Isso tudo sempre existiu, mas parece estar piorando. Um vilão comumente citado são as redes sociais, e não duvido que elas turbinem nossa tendência gregária ao mesmo tempo em que fragmentam as referências. Mais do que nunca, cabe a cada um limitar suas piores tendências.
Um passo decisivo se dá no momento em que a polarização blinda a mente do indivíduo desqualificando fontes de informação contrárias (“mídia golpista”, “fake news”) e justificando moralmente a intransigência.
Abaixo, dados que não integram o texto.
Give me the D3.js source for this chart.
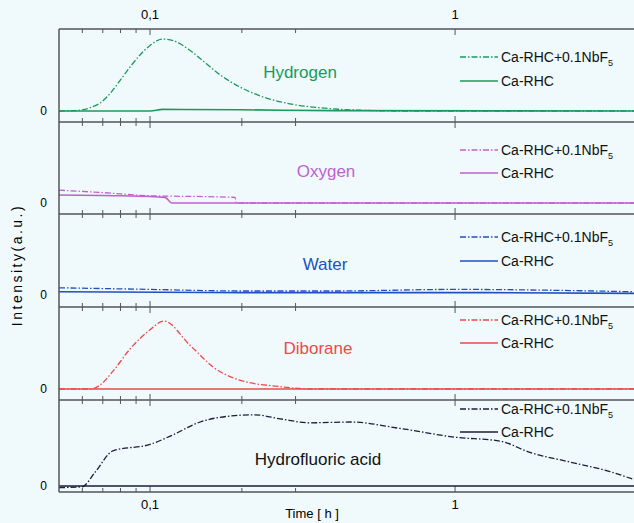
<!DOCTYPE html><html><head><meta charset="utf-8"><script src="https://cdn.jsdelivr.net/npm/d3@7"></script>
<style>body{margin:0;background:#fff}text{font-family:"Liberation Sans",Arial,sans-serif}</style></head><body><svg id="c" width="634" height="523"></svg>
<script>
const panels=["Hydrogen","Oxygen","Water","Diborane","Hydrofluoric acid"];
const colors=["#1a9a5a","#c060d0","#2050c0","#f04848","#1c1c3c"];
const seriesNames=["Ca-RHC+0.1NbF\u2085","Ca-RHC"];
const nbH=[[0.0503,0],[0.0568,0.005],[0.0636,0.04],[0.0686,0.1],[0.074,0.22],[0.0797,0.38],[0.086,0.55],[0.0927,0.7],[0.1,0.82],[0.11,0.9],[0.121,0.87],[0.135,0.76],[0.151,0.61],[0.17,0.45],[0.197,0.3],[0.229,0.19],[0.287,0.09],[0.361,0.04],[0.488,0.01],[0.66,0],[3.86,0]];
const caH=[[0.0503,0],[0.1,0],[0.11,0.02],[0.2,0.015],[0.4,0.005],[3.86,0]];
const nbO=[[0.0503,0.16],[0.07,0.13],[0.1,0.09],[0.15,0.08],[0.19,0.07],[0.192,0.0],[3.86,0]];
const caO=[[0.0503,0.1],[0.08,0.09],[0.112,0.07],[0.118,0.0],[3.86,0]];
const nbW=[[0.0503,0.09],[0.1,0.07],[0.2,0.05],[0.4,0.05],[1,0.07],[2,0.06],[3.86,0.04]];
const caW=[[0.0503,0.04],[0.2,0.03],[1,0.03],[3.86,0.02]];
const nbD=[[0.0503,0],[0.064,0],[0.0686,0.05],[0.0755,0.22],[0.086,0.5],[0.1,0.74],[0.111,0.85],[0.135,0.55],[0.163,0.26],[0.197,0.11],[0.267,0.03],[0.336,0],[3.86,0]];
const caD=[[0.0503,0],[3.86,0]];
const nbF=[[0.0503,-0.02],[0.0598,-0.01],[0.066,0.17],[0.0756,0.44],[0.1,0.52],[0.116,0.62],[0.146,0.8],[0.19,0.88],[0.22,0.89],[0.267,0.84],[0.334,0.79],[0.453,0.8],[0.66,0.72],[1.0,0.61],[1.41,0.56],[1.76,0.42],[2.38,0.3],[3.22,0.18],[3.86,0.08]];
const caF=[[0.0503,0],[3.86,0]];
const data=[[nbH,caH],[nbO,caO],[nbW,caW],[nbD,caD],[nbF,caF]];
const bounds=[29,122,214,307,400,492];
const zeroY=[111,203,295,389,486];
const legY=[[62,86],[155,178],[242,266],[325,348],[414,437]];
const labelPos=[[300,78],[326,177],[325,270],[318,354],[318,465]];
const svg=d3.select("#c");
svg.append("rect").attr("width",634).attr("height",523).attr("fill","#f0fafc");
const x=d3.scaleLog().domain([0.0503,3.86]).range([59,634]);
const minor=[0.06,0.07,0.08,0.09,0.1,0.2,0.3,1];
const ax="#555";
panels.forEach((p,i)=>{
  const y=d3.scaleLinear().domain([0,1]).range([zeroY[i],zeroY[i]-80]);
  const top=bounds[i],bot=bounds[i+1];
  const g=svg.append("g");
  g.append("line").attr("x1",59).attr("x2",634).attr("y1",bot).attr("y2",bot).attr("stroke",ax).attr("stroke-width",1.5);
  minor.forEach(t=>{const L=(t==0.1||t==1)?6:4;
    g.append("line").attr("x1",x(t)).attr("x2",x(t)).attr("y1",bot).attr("y2",bot-L).attr("stroke",ax);
    g.append("line").attr("x1",x(t)).attr("x2",x(t)).attr("y1",top).attr("y2",top+L).attr("stroke",ax);});
  g.append("text").attr("x",47).attr("y",zeroY[i]+4).attr("text-anchor","end").attr("font-size",12).text("0");
  const line=d3.line().x(d=>x(d[0])).y(d=>y(d[1])).curve(d3.curveMonotoneX);
  data[i].forEach((s,k)=>{
    g.append("path").attr("d",line(s)).attr("fill","none").attr("stroke",colors[i]).attr("stroke-width",k?1.6:1.3).attr("stroke-dasharray",k?null:"6,2,1.5,2");
    g.append("line").attr("x1",460).attr("x2",498).attr("y1",legY[i][k]-5).attr("y2",legY[i][k]-5).attr("stroke",colors[i]).attr("stroke-width",k?1.6:1.3).attr("stroke-dasharray",k?null:"6,2,1.5,2");
    const t=g.append("text").attr("x",501).attr("y",legY[i][k]).attr("font-size",14).attr("fill","#111");
    if(k){t.text(seriesNames[1]);}else{t.text("Ca-RHC+0.1NbF");t.append("tspan").attr("font-size",9).attr("dy",4).text("5");}
  });
  g.append("text").attr("x",labelPos[i][0]).attr("y",labelPos[i][1]).attr("text-anchor","middle").attr("font-size",17).attr("fill",i==4?"#111":colors[i]).text(p);
});
svg.append("line").attr("x1",59).attr("x2",634).attr("y1",29).attr("y2",29).attr("stroke",ax).attr("stroke-width",1.5);
svg.append("line").attr("x1",59).attr("x2",59).attr("y1",29).attr("y2",492).attr("stroke",ax).attr("stroke-width",1.5);
[[0.1,"0,1"],[1,"1"]].forEach(([t,l])=>{
  svg.append("text").attr("x",x(t)).attr("y",19).attr("text-anchor","middle").attr("font-size",13).text(l);
  svg.append("text").attr("x",x(t)).attr("y",509).attr("text-anchor","middle").attr("font-size",13).text(l);});
svg.append("text").attr("x",312).attr("y",518).attr("text-anchor","middle").attr("font-size",13).text("Time [ h ]");
svg.append("text").attr("transform","translate(22,265) rotate(-90)").attr("text-anchor","middle").attr("font-size",14).attr("letter-spacing",2.5).text("Intensity(a.u.)");
</script></body></html>
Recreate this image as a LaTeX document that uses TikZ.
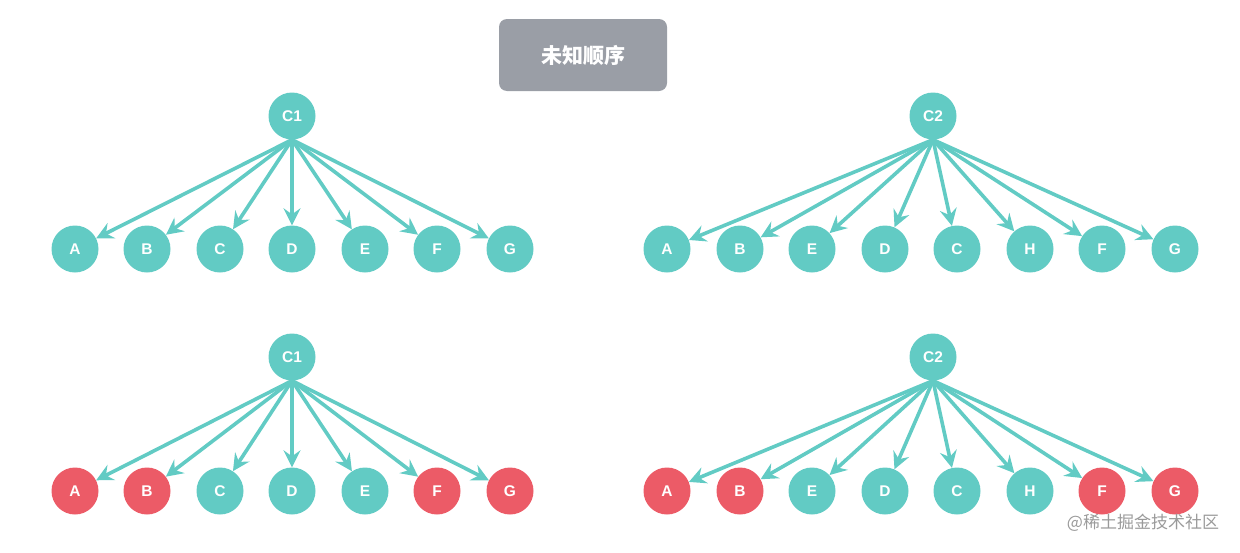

Daí ela deixa de ser algo a se lutar contra e se torna um dever e até um motivo de orgulho. Quem vota no PT gosta de bandido. Quem vota no PSDB odeia os pobres. Em ambos os casos, demoniza-se a essência do interlocutor, que deixa de ser um interlocutor legítimo. A partir daí, a coisa só pode piorar.
Não dominamos ainda mecanismos sociais para frear a polarização (e provavelmente em pequenas doses ela seja positiva). Do ponto de vista individual, vale sempre reforçar algumas atitudes básicas: lembrar que os grupos humanos, ainda que ideologicamente antagônicos, se comportam de maneiras similares: o outro lado não é maléfico e nem o seu concentra todo o bem. Provavelmente há o que aprender com eles.
E, por fim, quando você está mais convicto de que sua atuação política é uma guerra do bem contra o mal, é aí que você se presta de degrau voluntário à ascensão de lideranças inescrupulosas a ponto de jogar o bem comum ao fogo para garantir seu próprio sucesso.